Weekly Rushes: 4 November 2015

Trailer for Spike Lee's "CHI-RAQ", PTA's Joanna Newsom video, Dennis Lim on David Lynch, a new Elaine May film, RZA & Clive Owen, & more.
Notebook

Rushes collects news, articles, images, videos and more for a weekly roundup of essential items from the world of film.


  • Above: the trailer for Spike Lee's new joint, CHI-RAQ.
  • We're hotly anticipating Dennis Lim's new book on David Lynch. The New Yorker is running an excerpt, quoted below, the Criterion Collection has posted a section about Mulholland Dr., and the Film Society of Lincoln Center, which Lim heads, has announced its suggestive series pairing films by Lynch with those by Jacques Rivette.
"In Lynch’s own speech and in the speech patterns of his films, the impression is of language used less for meaning than for sound. To savor the thingness of words is to move away from their imprisoning nature."
  • Screening in the above series is Rivette's marvelous Don't Touch the Axe, to which Notebook contributor Ryland Walker Knight has penned a poem: "...The game that is worth the burnt edges/The candles, the lights, all those candles/And logs set to fires like a thousand suns..."

  • Above: Hot off of Junun, Paul Thomas Anderson has directed the title track to Joanna Newsom's beautiful new album, Divers.
  • Big news from one of the world's greatest but tragically least productive filmmakers: Elaine May (A New Leaf, Ishtar) will direct a documentary for PBC about her former creative partner, Mike Nichols.

  • If you saw Steven Spielberg's Bridge of Spies and were flabbergasted, as we were, by Mark Rylance's portrayal as a Soviet spy...but wondered who this fabulous (and actually very famous) actor is, well, Kristen Thompson's got the answer for you.
"I think the rules of filmmaking are the essentially the same as they were since, I guess, The Birth Of A Nation. The way you make movies: long shot, close-up, camera movement, structure—it’s all the same. Not much has changed. But the technology of movies has vastly changed.

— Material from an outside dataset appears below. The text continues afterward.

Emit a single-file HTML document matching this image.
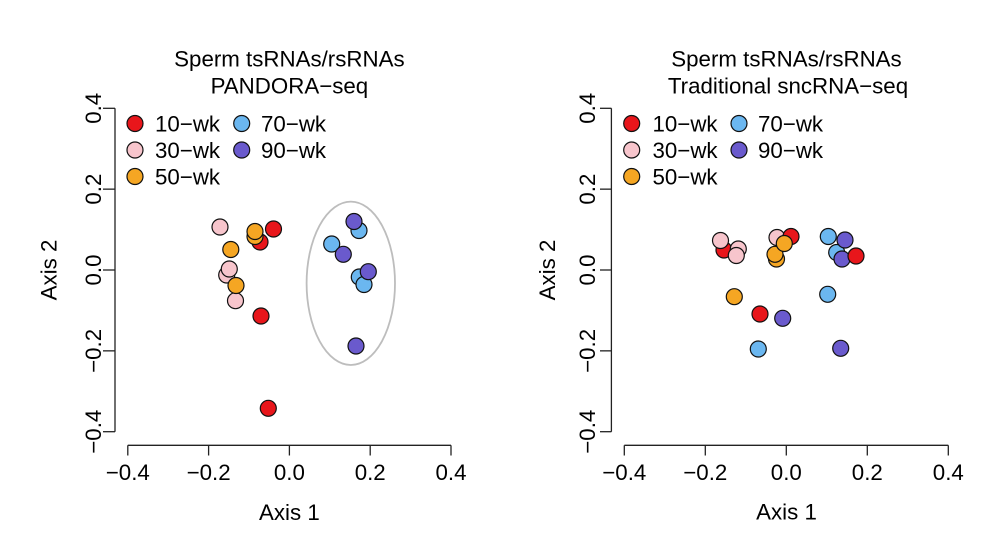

From 35mm black-and-white to color, from nitrate film to safety film and now into digital—and yet we’re still breaking scenes into master shots and close-ups."

  • Above: Vincent Gallo sneaks on a live-tapping of Movietalk to defend his film Buffalo ‘66.
  • For another kind of discussion with a filmmaker, watch a video conversation between Hou Hsiao-hsien and Tony Rayns at the BFI retrospective of the director's films.
  • We never expected these two to get together but we're sure glad they did: Abel Ferrara talks to Gasper Noé at the Talkhouse.

  • Above: Roberto Rossellini on the set of Il Messia.